◆ **What the exercise asks**
Do any lines in the data below contain "this"? If so, copy every one of them.

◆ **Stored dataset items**
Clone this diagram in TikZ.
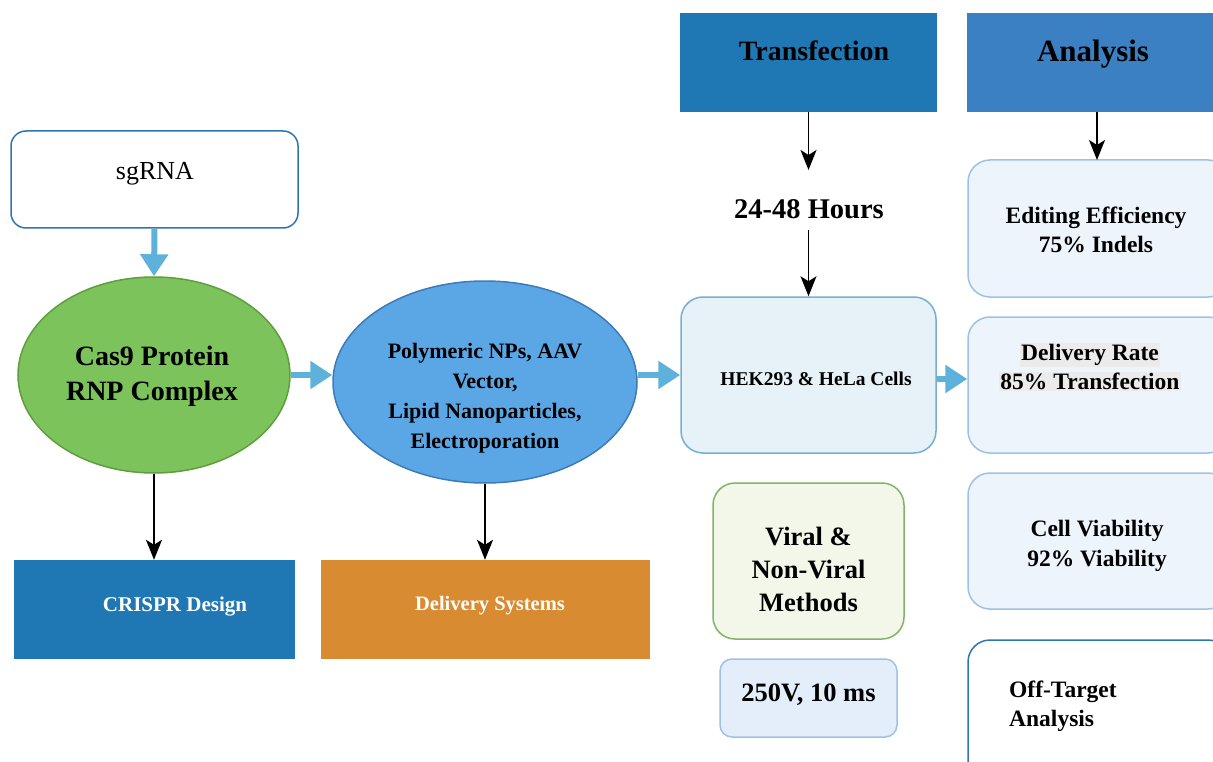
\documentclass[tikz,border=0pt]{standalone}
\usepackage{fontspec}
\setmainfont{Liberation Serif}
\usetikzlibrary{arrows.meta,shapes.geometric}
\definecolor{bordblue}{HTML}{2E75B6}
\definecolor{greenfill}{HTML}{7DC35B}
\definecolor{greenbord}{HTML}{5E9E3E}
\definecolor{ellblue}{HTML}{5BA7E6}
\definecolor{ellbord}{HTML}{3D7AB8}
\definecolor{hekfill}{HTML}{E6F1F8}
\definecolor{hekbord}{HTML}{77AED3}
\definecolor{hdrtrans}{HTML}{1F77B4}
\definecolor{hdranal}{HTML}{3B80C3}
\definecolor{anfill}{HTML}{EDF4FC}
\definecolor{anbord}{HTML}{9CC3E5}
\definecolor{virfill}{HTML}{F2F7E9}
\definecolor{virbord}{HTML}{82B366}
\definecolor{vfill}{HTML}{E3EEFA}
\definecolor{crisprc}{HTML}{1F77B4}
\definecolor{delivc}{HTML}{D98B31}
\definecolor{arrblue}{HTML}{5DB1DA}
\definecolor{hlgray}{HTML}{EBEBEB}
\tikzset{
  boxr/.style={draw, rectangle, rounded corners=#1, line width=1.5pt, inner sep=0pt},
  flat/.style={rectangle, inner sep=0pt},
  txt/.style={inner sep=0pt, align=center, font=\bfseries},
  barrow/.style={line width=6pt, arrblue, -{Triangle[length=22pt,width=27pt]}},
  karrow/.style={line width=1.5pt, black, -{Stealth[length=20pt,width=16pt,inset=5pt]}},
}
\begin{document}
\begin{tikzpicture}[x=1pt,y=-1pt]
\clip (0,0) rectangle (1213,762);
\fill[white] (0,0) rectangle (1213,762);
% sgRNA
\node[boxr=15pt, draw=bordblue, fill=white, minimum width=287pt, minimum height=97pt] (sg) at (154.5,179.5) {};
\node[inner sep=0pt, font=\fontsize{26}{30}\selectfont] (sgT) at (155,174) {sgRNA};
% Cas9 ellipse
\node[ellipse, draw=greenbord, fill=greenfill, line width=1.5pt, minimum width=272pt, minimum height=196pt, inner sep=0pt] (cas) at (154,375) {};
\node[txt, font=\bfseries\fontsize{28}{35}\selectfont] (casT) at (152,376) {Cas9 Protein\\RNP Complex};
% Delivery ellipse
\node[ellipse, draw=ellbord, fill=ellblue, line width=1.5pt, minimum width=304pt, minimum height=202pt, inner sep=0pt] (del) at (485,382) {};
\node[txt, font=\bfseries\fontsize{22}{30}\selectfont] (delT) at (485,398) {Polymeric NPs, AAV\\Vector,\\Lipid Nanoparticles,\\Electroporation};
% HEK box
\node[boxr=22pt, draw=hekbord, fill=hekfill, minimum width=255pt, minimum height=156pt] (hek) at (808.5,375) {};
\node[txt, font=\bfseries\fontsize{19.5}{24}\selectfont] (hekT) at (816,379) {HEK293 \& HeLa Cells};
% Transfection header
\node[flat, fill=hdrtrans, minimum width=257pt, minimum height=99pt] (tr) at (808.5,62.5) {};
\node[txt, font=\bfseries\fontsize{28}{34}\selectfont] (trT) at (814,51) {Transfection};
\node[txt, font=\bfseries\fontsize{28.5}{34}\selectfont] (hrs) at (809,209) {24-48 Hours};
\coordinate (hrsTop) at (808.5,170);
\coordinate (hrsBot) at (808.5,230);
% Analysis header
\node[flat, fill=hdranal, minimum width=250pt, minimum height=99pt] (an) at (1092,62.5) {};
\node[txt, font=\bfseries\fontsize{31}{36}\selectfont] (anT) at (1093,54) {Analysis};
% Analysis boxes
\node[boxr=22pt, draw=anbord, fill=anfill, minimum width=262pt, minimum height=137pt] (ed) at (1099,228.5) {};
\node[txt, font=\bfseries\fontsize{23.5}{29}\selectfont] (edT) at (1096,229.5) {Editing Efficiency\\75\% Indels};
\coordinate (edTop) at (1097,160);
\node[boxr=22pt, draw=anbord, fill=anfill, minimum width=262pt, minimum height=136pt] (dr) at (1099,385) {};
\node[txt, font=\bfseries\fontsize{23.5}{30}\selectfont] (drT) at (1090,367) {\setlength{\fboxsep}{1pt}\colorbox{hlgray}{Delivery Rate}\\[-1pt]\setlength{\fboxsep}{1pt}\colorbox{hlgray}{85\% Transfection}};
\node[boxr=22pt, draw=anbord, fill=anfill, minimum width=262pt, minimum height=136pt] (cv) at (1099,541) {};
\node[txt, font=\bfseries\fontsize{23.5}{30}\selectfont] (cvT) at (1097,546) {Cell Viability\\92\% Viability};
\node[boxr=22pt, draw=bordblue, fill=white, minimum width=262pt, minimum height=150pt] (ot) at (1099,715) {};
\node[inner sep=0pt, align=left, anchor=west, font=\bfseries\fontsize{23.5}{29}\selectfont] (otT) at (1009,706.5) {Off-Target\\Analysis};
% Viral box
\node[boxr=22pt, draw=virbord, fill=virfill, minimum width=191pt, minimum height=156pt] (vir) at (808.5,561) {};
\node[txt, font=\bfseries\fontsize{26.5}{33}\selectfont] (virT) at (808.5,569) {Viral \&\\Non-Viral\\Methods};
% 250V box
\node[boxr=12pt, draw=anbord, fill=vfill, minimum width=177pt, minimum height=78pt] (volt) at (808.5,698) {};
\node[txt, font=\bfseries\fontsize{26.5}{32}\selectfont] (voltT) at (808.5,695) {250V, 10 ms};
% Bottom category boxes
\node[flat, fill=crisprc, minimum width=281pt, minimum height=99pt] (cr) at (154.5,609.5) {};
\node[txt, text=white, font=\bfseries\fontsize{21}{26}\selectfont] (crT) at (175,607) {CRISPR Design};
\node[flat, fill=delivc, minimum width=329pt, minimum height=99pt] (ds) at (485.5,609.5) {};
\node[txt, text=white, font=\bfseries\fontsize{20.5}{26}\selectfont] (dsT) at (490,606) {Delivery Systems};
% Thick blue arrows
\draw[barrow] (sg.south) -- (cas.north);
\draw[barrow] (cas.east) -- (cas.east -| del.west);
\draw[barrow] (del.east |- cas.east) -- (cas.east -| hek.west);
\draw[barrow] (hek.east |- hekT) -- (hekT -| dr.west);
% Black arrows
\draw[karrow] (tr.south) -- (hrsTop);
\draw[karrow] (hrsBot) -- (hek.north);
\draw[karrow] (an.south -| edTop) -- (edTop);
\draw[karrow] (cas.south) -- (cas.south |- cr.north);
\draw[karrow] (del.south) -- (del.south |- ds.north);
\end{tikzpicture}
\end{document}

==

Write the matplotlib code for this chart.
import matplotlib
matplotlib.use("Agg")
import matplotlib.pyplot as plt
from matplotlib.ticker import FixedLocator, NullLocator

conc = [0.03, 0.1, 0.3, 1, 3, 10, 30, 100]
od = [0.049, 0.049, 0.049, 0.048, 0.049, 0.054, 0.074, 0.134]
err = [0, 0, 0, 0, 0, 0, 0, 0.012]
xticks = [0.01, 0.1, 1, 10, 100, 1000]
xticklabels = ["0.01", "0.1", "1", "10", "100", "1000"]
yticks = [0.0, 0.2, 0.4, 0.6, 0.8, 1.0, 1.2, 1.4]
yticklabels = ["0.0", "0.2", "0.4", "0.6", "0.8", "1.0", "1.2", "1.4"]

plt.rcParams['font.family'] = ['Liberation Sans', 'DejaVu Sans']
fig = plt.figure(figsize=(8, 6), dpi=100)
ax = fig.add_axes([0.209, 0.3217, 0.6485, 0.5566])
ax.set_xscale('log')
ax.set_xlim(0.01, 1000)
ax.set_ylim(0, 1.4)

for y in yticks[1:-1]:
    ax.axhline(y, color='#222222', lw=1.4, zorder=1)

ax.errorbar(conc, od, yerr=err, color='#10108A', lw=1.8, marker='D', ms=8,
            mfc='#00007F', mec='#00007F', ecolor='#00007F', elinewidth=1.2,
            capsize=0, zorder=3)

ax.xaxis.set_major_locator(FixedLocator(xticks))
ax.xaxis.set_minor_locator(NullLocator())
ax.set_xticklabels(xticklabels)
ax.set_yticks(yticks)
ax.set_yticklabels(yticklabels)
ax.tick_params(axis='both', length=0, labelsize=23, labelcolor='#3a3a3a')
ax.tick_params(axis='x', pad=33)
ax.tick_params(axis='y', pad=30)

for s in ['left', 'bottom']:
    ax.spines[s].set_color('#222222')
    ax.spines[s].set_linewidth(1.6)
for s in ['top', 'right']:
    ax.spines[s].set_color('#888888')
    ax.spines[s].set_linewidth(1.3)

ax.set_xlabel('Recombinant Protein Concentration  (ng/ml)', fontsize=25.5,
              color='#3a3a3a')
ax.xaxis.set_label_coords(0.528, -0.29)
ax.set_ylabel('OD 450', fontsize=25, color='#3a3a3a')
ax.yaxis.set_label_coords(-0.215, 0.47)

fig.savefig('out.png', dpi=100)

...

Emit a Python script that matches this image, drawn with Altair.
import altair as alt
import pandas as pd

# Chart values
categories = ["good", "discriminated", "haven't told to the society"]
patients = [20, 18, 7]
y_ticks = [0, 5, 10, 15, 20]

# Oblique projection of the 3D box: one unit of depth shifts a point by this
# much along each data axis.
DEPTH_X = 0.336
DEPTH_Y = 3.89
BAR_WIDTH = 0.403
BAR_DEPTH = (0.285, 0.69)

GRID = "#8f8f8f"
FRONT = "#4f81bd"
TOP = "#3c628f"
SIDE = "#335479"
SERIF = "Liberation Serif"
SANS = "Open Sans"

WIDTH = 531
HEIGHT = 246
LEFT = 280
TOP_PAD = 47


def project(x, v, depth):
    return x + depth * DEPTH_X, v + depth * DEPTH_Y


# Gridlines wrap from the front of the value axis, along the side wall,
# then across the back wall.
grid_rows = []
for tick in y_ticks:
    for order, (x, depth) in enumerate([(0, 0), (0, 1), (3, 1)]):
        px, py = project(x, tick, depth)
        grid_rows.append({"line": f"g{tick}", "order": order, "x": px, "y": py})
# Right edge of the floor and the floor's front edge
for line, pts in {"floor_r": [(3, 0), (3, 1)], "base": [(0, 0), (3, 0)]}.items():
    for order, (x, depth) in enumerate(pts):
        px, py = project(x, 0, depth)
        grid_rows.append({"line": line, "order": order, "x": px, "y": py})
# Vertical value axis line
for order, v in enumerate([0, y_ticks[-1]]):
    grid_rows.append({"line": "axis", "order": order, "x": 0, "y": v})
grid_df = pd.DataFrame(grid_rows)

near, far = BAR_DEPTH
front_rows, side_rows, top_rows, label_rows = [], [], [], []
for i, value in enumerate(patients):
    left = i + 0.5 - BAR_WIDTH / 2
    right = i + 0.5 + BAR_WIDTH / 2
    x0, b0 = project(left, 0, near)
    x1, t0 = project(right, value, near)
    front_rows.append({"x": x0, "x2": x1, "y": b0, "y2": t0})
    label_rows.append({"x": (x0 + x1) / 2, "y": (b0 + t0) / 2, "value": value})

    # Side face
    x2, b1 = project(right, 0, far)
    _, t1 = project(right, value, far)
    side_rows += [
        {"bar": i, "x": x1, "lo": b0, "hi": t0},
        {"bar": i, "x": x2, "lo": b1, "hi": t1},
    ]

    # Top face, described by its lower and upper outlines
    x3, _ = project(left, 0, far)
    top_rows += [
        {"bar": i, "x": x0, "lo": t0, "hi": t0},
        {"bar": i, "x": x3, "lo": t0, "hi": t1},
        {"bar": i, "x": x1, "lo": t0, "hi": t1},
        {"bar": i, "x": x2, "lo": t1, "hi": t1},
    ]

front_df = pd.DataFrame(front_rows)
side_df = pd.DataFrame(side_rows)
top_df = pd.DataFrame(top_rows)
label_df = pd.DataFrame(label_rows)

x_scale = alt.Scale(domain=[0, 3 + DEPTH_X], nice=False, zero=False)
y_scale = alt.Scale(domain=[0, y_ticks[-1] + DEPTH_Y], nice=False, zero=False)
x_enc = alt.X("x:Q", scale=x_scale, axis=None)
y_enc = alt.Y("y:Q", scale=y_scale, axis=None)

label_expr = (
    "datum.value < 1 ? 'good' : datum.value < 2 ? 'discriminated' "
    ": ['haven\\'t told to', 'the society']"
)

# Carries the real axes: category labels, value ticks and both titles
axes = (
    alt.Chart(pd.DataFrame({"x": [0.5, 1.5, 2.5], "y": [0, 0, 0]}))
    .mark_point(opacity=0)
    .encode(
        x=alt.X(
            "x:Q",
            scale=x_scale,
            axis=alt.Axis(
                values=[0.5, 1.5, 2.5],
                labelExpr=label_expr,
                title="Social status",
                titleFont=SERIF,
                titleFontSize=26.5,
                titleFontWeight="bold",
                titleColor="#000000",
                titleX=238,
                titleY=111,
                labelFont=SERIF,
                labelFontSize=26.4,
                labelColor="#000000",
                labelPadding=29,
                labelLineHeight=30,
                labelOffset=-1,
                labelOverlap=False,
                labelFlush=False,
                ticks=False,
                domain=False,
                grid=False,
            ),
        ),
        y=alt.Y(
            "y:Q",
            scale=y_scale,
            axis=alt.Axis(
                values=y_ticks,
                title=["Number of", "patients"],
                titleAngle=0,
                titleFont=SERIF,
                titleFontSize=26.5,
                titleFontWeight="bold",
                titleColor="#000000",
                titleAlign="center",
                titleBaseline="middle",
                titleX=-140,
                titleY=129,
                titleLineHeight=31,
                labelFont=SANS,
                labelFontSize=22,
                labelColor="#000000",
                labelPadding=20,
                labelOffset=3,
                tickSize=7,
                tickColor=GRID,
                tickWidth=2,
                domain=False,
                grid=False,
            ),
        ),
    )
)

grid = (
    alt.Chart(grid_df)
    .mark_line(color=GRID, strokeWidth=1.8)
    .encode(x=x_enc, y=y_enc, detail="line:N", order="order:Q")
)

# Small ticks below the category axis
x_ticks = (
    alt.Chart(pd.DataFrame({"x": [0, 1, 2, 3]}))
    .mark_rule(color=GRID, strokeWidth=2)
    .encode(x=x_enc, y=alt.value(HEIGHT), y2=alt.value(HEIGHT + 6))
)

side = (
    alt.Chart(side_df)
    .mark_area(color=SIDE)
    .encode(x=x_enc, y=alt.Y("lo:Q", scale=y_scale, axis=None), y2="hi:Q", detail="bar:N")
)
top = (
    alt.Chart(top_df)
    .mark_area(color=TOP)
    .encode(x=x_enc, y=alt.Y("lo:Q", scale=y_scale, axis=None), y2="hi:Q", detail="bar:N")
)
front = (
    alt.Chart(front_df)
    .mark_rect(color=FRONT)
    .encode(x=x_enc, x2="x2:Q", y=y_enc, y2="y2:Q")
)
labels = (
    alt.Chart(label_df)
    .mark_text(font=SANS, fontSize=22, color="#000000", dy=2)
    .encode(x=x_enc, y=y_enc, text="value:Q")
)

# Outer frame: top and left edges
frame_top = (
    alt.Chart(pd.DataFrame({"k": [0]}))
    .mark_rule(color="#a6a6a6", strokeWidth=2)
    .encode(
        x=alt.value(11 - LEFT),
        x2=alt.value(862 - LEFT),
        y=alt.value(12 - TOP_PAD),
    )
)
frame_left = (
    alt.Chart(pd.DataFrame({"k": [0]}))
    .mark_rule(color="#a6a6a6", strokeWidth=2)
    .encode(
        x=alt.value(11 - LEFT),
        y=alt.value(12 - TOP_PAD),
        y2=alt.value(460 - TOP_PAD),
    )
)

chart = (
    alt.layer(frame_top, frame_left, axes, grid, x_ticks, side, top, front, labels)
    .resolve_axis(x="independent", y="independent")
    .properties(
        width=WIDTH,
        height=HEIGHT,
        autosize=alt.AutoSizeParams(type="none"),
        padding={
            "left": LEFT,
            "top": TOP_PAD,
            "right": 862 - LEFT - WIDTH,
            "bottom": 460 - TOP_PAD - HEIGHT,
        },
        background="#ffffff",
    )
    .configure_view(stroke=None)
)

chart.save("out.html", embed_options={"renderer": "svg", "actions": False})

◆ **Finished exercise**
Clone this diagram in TikZ.
Write the matplotlib code for this chart.
Emit a Python script that matches this image, drawn with Altair.
# Oblique projection of the 3D box: one unit of depth shifts a point by this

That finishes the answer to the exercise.